Ich kann gar nicht so viel fressen...
Max Liebermanns Assoziation zu einem Nazi-Fackelzug kommt mir dieser Tage nicht aus dem Sinn, in denen die eben noch unbedingt Dafür-Gewesenen den AKW-Ausstieg so vehement fordern und zwei Tage vor den Klein-Reichswahlen "Ausstieg- aber sofort!" brüllen. Und dann tagelang (statt zu arbeiten, natürlich) nach rhetorischen Tricks suchen, um die 180 Grad-Kehre nicht wie eine 180-Grad-Kehre aussehen zu lassen, sondern wie etwas ganz Konsistentes, sich folgerichtig Ergebenes, wie eine elegante Gedankenfigur.
Der BaWü-Reaktionär bei "Hart aber fair" vermeinte denn ja auch, vor kurzem seien die Gefahren des Atoms eben noch nicht evident gewesen und auch die Grünen - man hat sie und die Ängste, die sie früher einmal repräsentierten, eben nie ernst genommen - hätten da letztendlich seit 30 Jahren Kaffeesatzleserei betrieben.
Die Herren sollten sich nicht so viel mit ihrem BILD-Image befassen und in TV-Studios lungern, sondern erfahrene, intelligente Gesprächspartner konsultieren und die richtigen Bücher lesen, z.B. "Der atomare Selbstmord" (1988) des ehemaligen Christdemokraten Herbert Gruhl, der die katastrophalen Perspektiven der Atomenergie nach Tschernobyl in exakt jenen düsteren Farben ausleuchtete, in denen sie nun in der Landschaft steht. Von wegen: wir haben´s nicht gewusst! Wir haben es gewusst, wenn wir es haben wissen wollen. Atomkraft, so das zentrale Diktum Gruhls jedenfalls, stellte schon vor dem ukrainischen Mega- GAU nicht die Umwertung der Werte dar, sondern deren Entwertung und zwar mit menschenverachtenden, letztlich tödlichen Folgen.

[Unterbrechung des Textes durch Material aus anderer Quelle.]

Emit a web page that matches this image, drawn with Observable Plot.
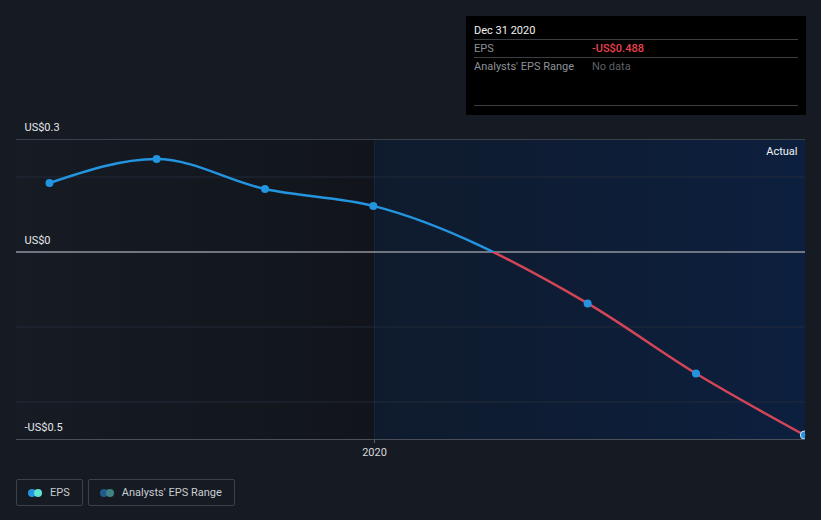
<!DOCTYPE html>
<html>
<head>
<meta charset="utf-8">
<script src="https://cdn.jsdelivr.net/npm/d3@7"></script>
<script src="https://cdn.jsdelivr.net/npm/@observablehq/plot@0.6"></script>
<style>
  html, body { margin: 0; padding: 0; background: #151a23; }
  #wrap { position: relative; width: 821px; height: 520px; overflow: hidden; font-family: Roboto, "Noto Sans", sans-serif; }
  #wrap svg { display: block; }
  .tip { position: absolute; left: 466px; top: 16px; width: 340px; height: 99px; background: #000; box-sizing: border-box; padding: 0 8px; font-size: 11px; }
  .tip .row { display: flex; height: 17px; line-height: 17px; border-bottom: 1px solid #3b3e43; }
  .tip .row span:first-child { width: 118px; }
  .tip .head { color: #f2f2f2; height: 23px; line-height: 30px; }
  .tip .lab { color: #8d9198; }
  .tip .neg { color: #e8434f; font-weight: 500; }
  .tip .nd { color: #5c6066; }
  .tip .spacer { position: absolute; left: 8px; right: 8px; top: 89px; border-bottom: 1px solid #3b3e43; }
  .legend { position: absolute; top: 479px; left: 16px; display: flex; gap: 5px; }
  .legend .item { box-sizing: border-box; height: 27px; border: 1px solid #3c4049; border-radius: 2px; display: flex; align-items: center; padding: 0 12px 0 11px; color: #c8ccd1; font-size: 11px; }
  .legend .dots { position: relative; width: 14px; height: 8px; margin-right: 8px; }
  .legend .dots i { position: absolute; top: 0; width: 8px; height: 8px; border-radius: 50%; }
</style>
</head>
<body>
<div id="wrap">
  <div id="chart"></div>
  <div class="tip">
    <div class="row head"><span>Dec 31 2020</span></div>
    <div class="row"><span class="lab">EPS</span><span class="neg">-US$0.488</span></div>
    <div class="row" style="border-bottom:none"><span class="lab">Analysts' EPS Range</span><span class="nd">No data</span></div>
    <div class="spacer"></div>
  </div>
  <div class="legend">
    <div class="item"><div class="dots"><i style="left:0;background:#2394df"></i><i style="left:6px;background:#5fe3d3"></i></div>EPS</div>
    <div class="item"><div class="dots"><i style="left:0;background:#1f5c8c"></i><i style="left:6px;background:#3f8384"></i></div>Analysts' EPS Range</div>
  </div>
</div>
<script>
// ---- data ----
const dates = ["2019-03-31", "2019-06-30", "2019-09-30", "2019-12-31", "2020-06-30", "2020-09-30", "2020-12-31"];
const eps = [0.184, 0.248, 0.168, 0.123, -0.137, -0.324, -0.488];
const yTickValues = [0.3, 0, -0.5];
const yTickLabels = ["US$0.3", "US$0", "-US$0.5"];
const gridValues = [0.2, -0.2, -0.4];
const xDomain = ["2019-03-03", "2021-01-01"];
const actualStart = "2020-01-01";
const xTicks = ["2020-01-01"];

const parse = d3.utcParse("%Y-%m-%d");
const data = dates.map((d, i) => ({date: parse(d), eps: eps[i]}));
const dStart = parse(xDomain[0]), dEnd = parse(xDomain[1]), dAct = parse(actualStart);
const yTicks = yTickValues.map((v, i) => ({v, label: yTickLabels[i]}));

const W = 821, H = 470;
const chart = Plot.plot({
  width: W, height: H,
  marginLeft: 16, marginRight: 16, marginTop: 139, marginBottom: 31,
  style: {background: "transparent", color: "#d5d8dc", fontFamily: "Roboto, 'Noto Sans', sans-serif", fontSize: "11px"},
  x: {type: "utc", domain: [dStart, dEnd], ticks: xTicks.map(parse), tickFormat: "%Y", tickSize: 4, tickPadding: 5, label: null},
  y: {domain: [-0.5, 0.3], axis: null},
  marks: [
    Plot.rect([{x1: dStart, x2: dAct}], {x1: "x1", x2: "x2", y1: -0.5, y2: 0.3, fill: "url(#gradPast)"}),
    Plot.rect([{x1: dAct, x2: dEnd}], {x1: "x1", x2: "x2", y1: -0.5, y2: 0.3, fill: "url(#gradActual)"}),
    Plot.ruleX([dAct], {stroke: "#18263d", strokeWidth: 1}),
    Plot.ruleY(gridValues, {stroke: "#232b38", strokeWidth: 1}),
    Plot.ruleY([0.3], {stroke: "#3b414b", strokeWidth: 1}),
    Plot.ruleY([-0.5], {stroke: "#4a4f58", strokeWidth: 1}),
    Plot.ruleY([0], {stroke: "#8f959e", strokeWidth: 1.5}),
    Plot.line(data, {x: "date", y: "eps", curve: "monotone-x", stroke: "url(#gradLine)", strokeWidth: 2.5}),
    Plot.dot(data, {x: "date", y: "eps", r: 4, fill: "#2394df", stroke: (d, i) => i === data.length - 1 ? "#cfe6f7" : "none", strokeWidth: 1, clip: true}),
    Plot.text(yTicks, {y: "v", text: "label", frameAnchor: "left", dx: 8, dy: -12, textAnchor: "start", fill: "#e6e8eb", fontSize: 11}),
    Plot.text(["Actual"], {frameAnchor: "top-right", dx: -8, dy: 8, text: d => d, textAnchor: "end", fill: "#f2f4f6", fontSize: 11})
  ]
});

const y0 = chart.scale("y").apply(0);
const svg = d3.select(chart);
const defs = svg.insert("defs", ":first-child");
const gp = defs.append("linearGradient").attr("id", "gradPast").attr("x1", 0).attr("x2", 1).attr("y1", 0).attr("y2", 0);
gp.append("stop").attr("offset", 0).attr("stop-color", "#161b24");
gp.append("stop").attr("offset", 1).attr("stop-color", "#11151b");
const ga = defs.append("linearGradient").attr("id", "gradActual").attr("x1", 0).attr("x2", 1).attr("y1", 0).attr("y2", 0);
ga.append("stop").attr("offset", 0).attr("stop-color", "#0f1b2d");
ga.append("stop").attr("offset", 1).attr("stop-color", "#0c1f3e");
const gl = defs.append("linearGradient").attr("id", "gradLine").attr("gradientUnits", "userSpaceOnUse")
  .attr("x1", 0).attr("x2", 0).attr("y1", 0).attr("y2", H);
gl.append("stop").attr("offset", y0 / H).attr("stop-color", "#2394df");
gl.append("stop").attr("offset", y0 / H).attr("stop-color", "#d24557");
svg.selectAll("g[aria-label='x-axis tick'] path, g[aria-label='x-axis'] path").attr("stroke", "#5a6069");

document.getElementById("chart").appendChild(chart);
</script>
</body>
</html>
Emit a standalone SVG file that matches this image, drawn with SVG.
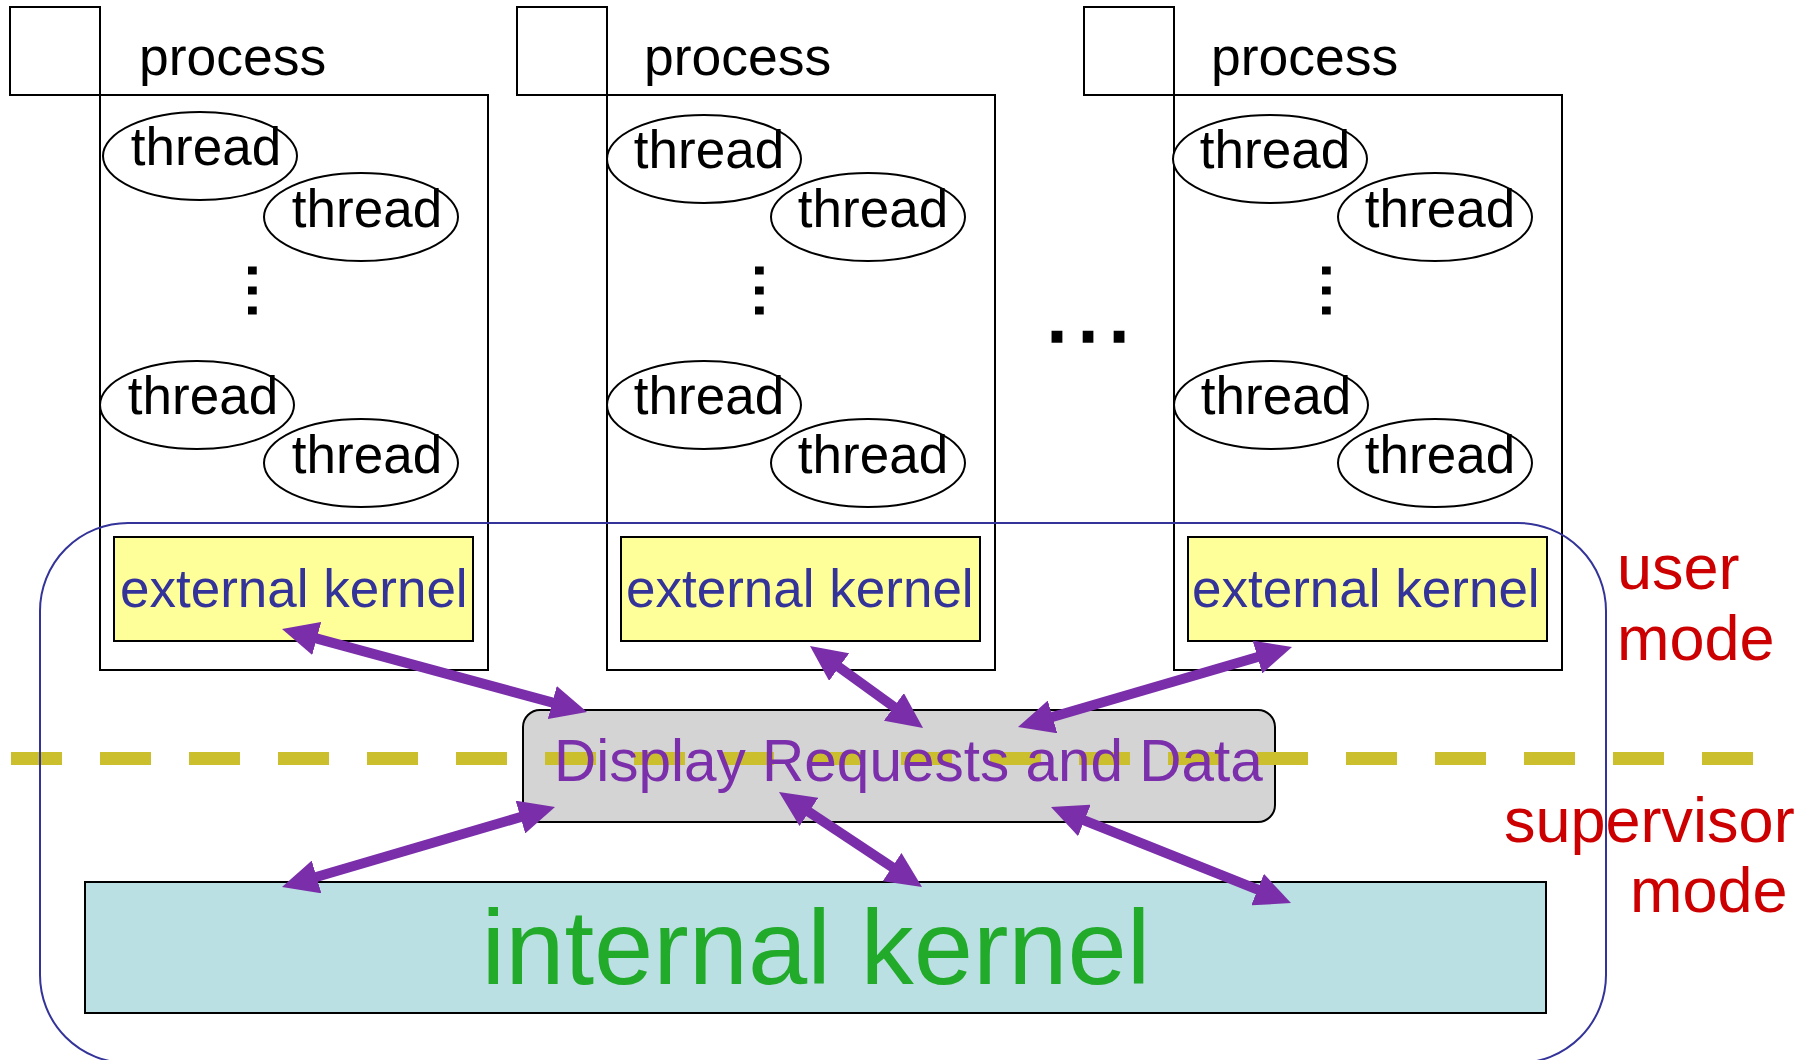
<svg xmlns="http://www.w3.org/2000/svg" width="1810" height="1060" viewBox="0 0 1810 1060">
  <style>
    text { font-family: "Liberation Sans", Arial, sans-serif; }
    .box { fill: #ffffff; stroke: #000000; stroke-width: 2; }
    .tab { fill: none; stroke: #000000; stroke-width: 2; }
    .thr { fill: #ffffff; stroke: #000000; stroke-width: 2; }
    .thr-t { font-size: 53px; fill: #000000; text-anchor: middle; }
    .proc-t { font-size: 53.5px; fill: #000000; }
    .ext { fill: #ffff99; stroke: #000000; stroke-width: 2; }
    .ext-t { font-size: 53px; fill: #333399; }
    .dots { font-size: 63px; fill: #000000; stroke: #000000; stroke-width: 2; }
    .mode-t { font-size: 63px; fill: #cc0000; }
    .conn { stroke: #7a2eaa; stroke-width: 10; fill: none; marker-start: url(#head); marker-end: url(#head); }
  </style>
  <defs>
    <marker id="head" viewBox="0 0 36 34" refX="11" refY="17" markerWidth="36" markerHeight="34" markerUnits="userSpaceOnUse" orient="auto-start-reverse">
      <path d="M0,0 L36,17 L0,34 z" fill="#7a2eaa"/>
    </marker>
  </defs>

  <rect width="1810" height="1060" fill="#ffffff"/>

  <!-- process 1 -->
  <g id="process1">
    <rect class="tab" x="10" y="7" width="90" height="88"/>
    <rect class="box" x="100" y="95" width="388" height="575"/>
    <text class="proc-t" x="139" y="75">process</text>
    <ellipse class="thr" cx="200" cy="156" rx="97" ry="44"/>
    <text class="thr-t" x="206" y="165">thread</text>
    <ellipse class="thr" cx="361" cy="217" rx="97" ry="44"/>
    <text class="thr-t" x="367" y="227">thread</text>
    <text class="dots" transform="translate(248,266) rotate(90)" x="-7" y="-1">…</text>
    <ellipse class="thr" cx="197" cy="405" rx="97" ry="44"/>
    <text class="thr-t" x="203" y="414">thread</text>
    <ellipse class="thr" cx="361" cy="463" rx="97" ry="44"/>
    <text class="thr-t" x="367" y="473">thread</text>
    <rect class="ext" x="114" y="537" width="359" height="104"/>
    <text class="ext-t" x="120" y="607">external kernel</text>
  </g>

  <!-- process 2 -->
  <g id="process2">
    <rect class="tab" x="517" y="7" width="90" height="88"/>
    <rect class="box" x="607" y="95" width="388" height="575"/>
    <text class="proc-t" x="644" y="75">process</text>
    <ellipse class="thr" cx="704" cy="159" rx="97" ry="44"/>
    <text class="thr-t" x="709" y="168">thread</text>
    <ellipse class="thr" cx="868" cy="217" rx="97" ry="44"/>
    <text class="thr-t" x="873" y="227">thread</text>
    <text class="dots" transform="translate(755,266) rotate(90)" x="-7" y="-1">…</text>
    <ellipse class="thr" cx="704" cy="405" rx="97" ry="44"/>
    <text class="thr-t" x="709" y="414">thread</text>
    <ellipse class="thr" cx="868" cy="463" rx="97" ry="44"/>
    <text class="thr-t" x="873" y="473">thread</text>
    <rect class="ext" x="621" y="537" width="359" height="104"/>
    <text class="ext-t" x="626" y="607">external kernel</text>
  </g>

  <!-- process 3 -->
  <g id="process3">
    <rect class="tab" x="1084" y="7" width="90" height="88"/>
    <rect class="box" x="1174" y="95" width="388" height="575"/>
    <text class="proc-t" x="1211" y="75">process</text>
    <ellipse class="thr" cx="1270" cy="159" rx="97" ry="44"/>
    <text class="thr-t" x="1275" y="168">thread</text>
    <ellipse class="thr" cx="1435" cy="217" rx="97" ry="44"/>
    <text class="thr-t" x="1440" y="227">thread</text>
    <text class="dots" transform="translate(1322,266) rotate(90)" x="-7" y="-1">…</text>
    <ellipse class="thr" cx="1271" cy="405" rx="97" ry="44"/>
    <text class="thr-t" x="1276" y="414">thread</text>
    <ellipse class="thr" cx="1435" cy="463" rx="97" ry="44"/>
    <text class="thr-t" x="1440" y="473">thread</text>
    <rect class="ext" x="1188" y="537" width="359" height="104"/>
    <text class="ext-t" x="1192" y="607">external kernel</text>
  </g>

  <!-- ellipsis between processes -->
  <g id="more-processes">
    <text x="1039" y="342" font-size="98" fill="#000000" stroke="#000000" stroke-width="1.5" font-family="Liberation Sans, Arial, sans-serif">…</text>
  </g>

  <!-- internal kernel -->
  <g id="internal-kernel">
    <rect x="85" y="882" width="1461" height="131" fill="#bbe0e3" stroke="#000000" stroke-width="2"/>
    <text x="816" y="984" font-size="106.5" fill="#22aa2a" text-anchor="middle">internal kernel</text>
  </g>

  <!-- display requests buffer -->
  <g id="display-requests">
    <rect x="523" y="710" width="752" height="112" rx="17" ry="17" fill="#d4d4d4" stroke="#000000" stroke-width="2"/>
  </g>

  <!-- user / supervisor boundary, drawn across the buffer -->
  <g id="mode-boundary">
    <line x1="11" y1="758.5" x2="1753" y2="758.5" stroke="#cbbf2d" stroke-width="13" stroke-dasharray="51 38"/>
  </g>

  <g id="display-requests-label">
    <text x="554" y="781" font-size="58.5" fill="#7b2fab">Display Requests and Data</text>
  </g>

  <!-- kernel outline -->
  <g id="kernel-outline">
    <rect x="40" y="523" width="1566" height="540" rx="88" ry="88" fill="none" stroke="#333399" stroke-width="2"/>
  </g>

  <!-- connectors -->
  <g id="connectors">
    <line class="conn" x1="306.1" y1="635.6" x2="562.9" y2="705.4"/>
    <line class="conn" x1="830.2" y1="660.7" x2="902.8" y2="713.3"/>
    <line class="conn" x1="1268" y1="654" x2="1042" y2="720"/>
    <line class="conn" x1="531" y1="814" x2="306" y2="880"/>
    <line class="conn" x1="799.8" y1="805.8" x2="901.2" y2="873.2"/>
    <line class="conn" x1="1074.2" y1="816.3" x2="1267.8" y2="893.7"/>
  </g>

  <!-- mode labels -->
  <g id="user-mode">
    <text class="mode-t" x="1617" y="589">user</text>
    <text class="mode-t" x="1617" y="660">mode</text>
  </g>
  <g id="supervisor-mode">
    <text class="mode-t" x="1504" y="842">supervisor</text>
    <text class="mode-t" x="1630" y="912">mode</text>
  </g>
</svg>
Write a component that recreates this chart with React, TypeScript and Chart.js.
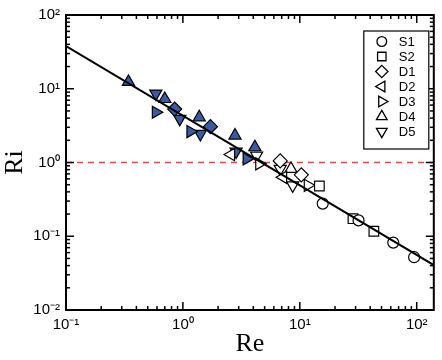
import React, { useEffect, useRef } from 'react';
import { Chart, registerables } from 'chart.js';
import { drawPoint } from 'chart.js/helpers';

Chart.register(...registerables);

// ---- data ----
const X_MIN = 0.1;
const X_MAX = 140;
const Y_MIN = 0.01;
const Y_MAX = 100;

const S1_RE = [15.7, 31.8, 63, 95];
const S1_RI = [0.277, 0.164, 0.082, 0.052];
const S1_FILLED = [0, 0, 0, 0];

const S2_RE = [14.7, 28.5, 43];
const S2_RI = [0.48, 0.173, 0.117];
const S2_FILLED = [0, 0, 0];

const D1_RE = [0.85, 1.72, 6.8, 10.3];
const D1_RI = [5.3, 3.06, 1.05, 0.68];
const D1_FILLED = [1, 1, 0, 0];

const D2_RE = [2.58, 7.2];
const D2_RI = [1.28, 0.63];
const D2_FILLED = [0, 0];

const D3_RE = [0.587, 1.16, 3.51, 4.5, 11.7];
const D3_RI = [4.8, 2.63, 1.12, 0.96, 0.49];
const D3_FILLED = [1, 1, 1, 0, 0];

const D4_RE = [0.342, 0.7, 1.38, 2.79, 4.13, 8.4];
const D4_RI = [12.4, 7.26, 4.1, 2.32, 1.61, 0.82];
const D4_FILLED = [1, 1, 1, 1, 1, 0];

const D5_RE = [0.587, 0.94, 1.41, 2.85, 4.27, 6.8, 8.7];
const D5_RI = [8.6, 3.9, 2.44, 1.41, 1.24, 0.82, 0.49];
const D5_FILLED = [1, 1, 1, 1, 0, 0, 0];

const FIT_RE = [0.1, 140];
const FIT_RI = [38, 0.0406];

const REF_RE = [0.1, 140];
const REF_RI = [1, 1];

const SERIES_LABELS = ['S1', 'S2', 'D1', 'D2', 'D3', 'D4', 'D5'];

// ---- styles ----
const BLUE = '#3a5aa6';
const SANS = '"Liberation Sans", Arial, sans-serif';
const SERIF = '"Liberation Serif", "DejaVu Serif", serif';

const SUP: Record<string, string> = {
  '-': '\u207B', '0': '\u2070', '1': '\u00B9', '2': '\u00B2', '3': '\u00B3',
  '4': '\u2074', '5': '\u2075', '6': '\u2076', '7': '\u2077', '8': '\u2078', '9': '\u2079',
};
const powLabel = (v: number) => {
  const e = Math.log10(v);
  if (Math.abs(e - Math.round(e)) > 1e-6) return '';
  return '10' + String(Math.round(e)).split('').map((c) => SUP[c]).join('');
};

const MARKERS: { style: string; rotation: number; radius: number }[] = [
  { style: 'circle', rotation: 0, radius: 5.5 },
  { style: 'rect', rotation: 0, radius: 6.8 },
  { style: 'rectRot', rotation: 0, radius: 7 },
  { style: 'triangle', rotation: -90, radius: 7 },
  { style: 'triangle', rotation: 90, radius: 7 },
  { style: 'triangle', rotation: 0, radius: 7 },
  { style: 'triangle', rotation: 180, radius: 7 },
];

const framePlugin = {
  id: 'frame',
  afterDatasetsDraw(chart: any) {
    const { ctx, chartArea: a, scales } = chart;
    const x = scales.x;
    const y = scales.y;
    ctx.save();
    ctx.strokeStyle = '#000';
    ctx.lineWidth = 1.5;
    const seg = (x1: number, y1: number, x2: number, y2: number) => {
      ctx.beginPath();
      ctx.moveTo(x1, y1);
      ctx.lineTo(x2, y2);
      ctx.stroke();
    };
    for (let e = -3; e <= 3; e++) {
      for (let m = 1; m <= 9; m++) {
        const v = m * Math.pow(10, e);
        const len = m === 1 ? 8 : 4;
        if (v >= X_MIN * 0.999 && v <= X_MAX) {
          const px = x.getPixelForValue(v);
          seg(px, a.bottom, px, a.bottom - len);
          seg(px, a.top, px, a.top + len);
        }
        if (v >= Y_MIN * 0.999 && v <= Y_MAX * 1.001) {
          const py = y.getPixelForValue(v);
          seg(a.left, py, a.left + len, py);
          seg(a.right, py, a.right - len, py);
        }
      }
    }
    ctx.lineWidth = 2;
    ctx.strokeRect(a.left, a.top, a.right - a.left, a.bottom - a.top);
    ctx.restore();
  },
};

const legendPlugin = {
  id: 'boxLegend',
  afterDraw(chart: any) {
    const { ctx, chartArea: a } = chart;
    const bx = a.right - 70;
    const by = a.top + 16;
    const bw = 65;
    const bh = 118;
    ctx.save();
    ctx.fillStyle = '#fff';
    ctx.fillRect(bx, by, bw, bh);
    ctx.strokeStyle = '#000';
    ctx.lineWidth = 1.2;
    ctx.strokeRect(bx, by, bw, bh);
    ctx.font = '13px ' + SANS;
    ctx.textBaseline = 'middle';
    ctx.textAlign = 'left';
    SERIES_LABELS.forEach((lab, i) => {
      const cy = by + 10.5 + i * 15;
      const mk = MARKERS[i];
      ctx.fillStyle = '#fff';
      ctx.strokeStyle = '#000';
      ctx.lineWidth = 1.3;
      drawPoint(ctx, { pointStyle: mk.style as any, rotation: mk.rotation, radius: mk.radius * 0.88, borderWidth: 1.3 }, bx + 18, cy);
      ctx.fillStyle = '#000';
      ctx.fillText(lab, bx + 35, cy + 1);
    });
    ctx.restore();
  },
};

export default function App() {
  const ref = useRef<HTMLCanvasElement>(null);
  useEffect(() => {
    const canvas = ref.current!;
    const series = [
      [S1_RE, S1_RI, S1_FILLED],
      [S2_RE, S2_RI, S2_FILLED],
      [D1_RE, D1_RI, D1_FILLED],
      [D2_RE, D2_RI, D2_FILLED],
      [D3_RE, D3_RI, D3_FILLED],
      [D4_RE, D4_RI, D4_FILLED],
      [D5_RE, D5_RI, D5_FILLED],
    ];
    const markerSets = series.map(([re, ri, filled], i) => ({
      label: SERIES_LABELS[i],
      data: (re as number[]).map((v, k) => ({ x: v, y: (ri as number[])[k] })),
      showLine: false,
      pointStyle: MARKERS[i].style,
      pointRotation: MARKERS[i].rotation,
      pointRadius: MARKERS[i].radius,
      pointHoverRadius: MARKERS[i].radius,
      pointBackgroundColor: (filled as number[]).map((f) => (f ? BLUE : '#fff')),
      pointBorderColor: '#000',
      pointBorderWidth: 1.2,
      order: 2,
    }));
    const chart = new Chart(canvas, {
      type: 'scatter',
      data: {
        datasets: [
          {
            label: 'Ri = 1',
            data: REF_RE.map((v, k) => ({ x: v, y: REF_RI[k] })),
            showLine: true,
            borderColor: '#ff3b3b',
            borderWidth: 1.5,
            borderDash: [6, 5],
            pointRadius: 0,
            order: 3,
          },
          ...markerSets,
          {
            label: 'fit',
            data: FIT_RE.map((v, k) => ({ x: v, y: FIT_RI[k] })),
            showLine: true,
            borderColor: '#000',
            borderWidth: 2,
            pointRadius: 0,
            order: 0,
          },
        ] as any,
      },
      options: {
        animation: false,
        responsive: false,
        devicePixelRatio: 1,
        layout: { padding: { top: 14, right: 5, left: 0, bottom: 0 } },
        plugins: {
          legend: { display: false },
          tooltip: { enabled: false },
        },
        scales: {
          x: {
            type: 'logarithmic',
            min: X_MIN,
            max: X_MAX,
            position: 'bottom',
            grid: { display: false, drawTicks: false },
            border: { display: false },
            ticks: {
              autoSkip: false,
              maxRotation: 0,
              minRotation: 0,
              padding: 6,
              color: '#000',
              font: { family: SANS, size: 15 },
              callback: (v: any) => powLabel(Number(v)),
            },
            title: {
              display: true,
              text: 'Re',
              color: '#000',
              font: { family: SERIF, size: 26 },
              padding: { top: 0, bottom: 0 },
            },
            afterFit: (s: any) => {
              s.height = 50;
            },
          },
          y: {
            type: 'logarithmic',
            min: Y_MIN,
            max: Y_MAX,
            grid: { display: false, drawTicks: false },
            border: { display: false },
            ticks: {
              autoSkip: false,
              padding: 6,
              color: '#000',
              font: { family: SANS, size: 15 },
              callback: (v: any) => powLabel(Number(v)),
            },
            title: {
              display: true,
              text: 'Ri',
              color: '#000',
              font: { family: SERIF, size: 26 },
              padding: { top: 0, bottom: 0 },
            },
            afterFit: (s: any) => {
              s.width = 66;
            },
          },
        },
      } as any,
      plugins: [framePlugin, legendPlugin],
    });
    return () => chart.destroy();
  }, []);
  return (
    <div style={{ position: 'absolute', left: 0, top: 0, width: 442, height: 360, background: '#fff' }}>
      <canvas ref={ref} width={442} height={360} />
    </div>
  );
}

Droht der Zynismus dieser intellektuell so unbedarften Herrscherkaste dann wegen einer "Indiskretion" (so der seit heute ehemalige BDI-Chef Schnappauf) aber doch einmal gar zu öffentlich zu werden, dann ist´s natürlich der Protokollanten-Depp gewesen, der ausgerechnet an dieser heiklen Stelle den Cheflobbyisten Brüderle nicht so genau verstanden hatte. Der habe natürlich gar nicht gesagt, die AKW seien nur aus wahltaktischen Gründen vom Netz genommen; man möge sich auf Profiteurseite mal hübsch entspannen. Nein, das hat er natürlich nicht gesagt und skandalös im Übrigen, dass man sich nirgends einmal offen und ungestört unterhalten kann.
Ach ja- das Liebermann- Zitat: ... wie ich kotzen möchte! So geht´s weiter.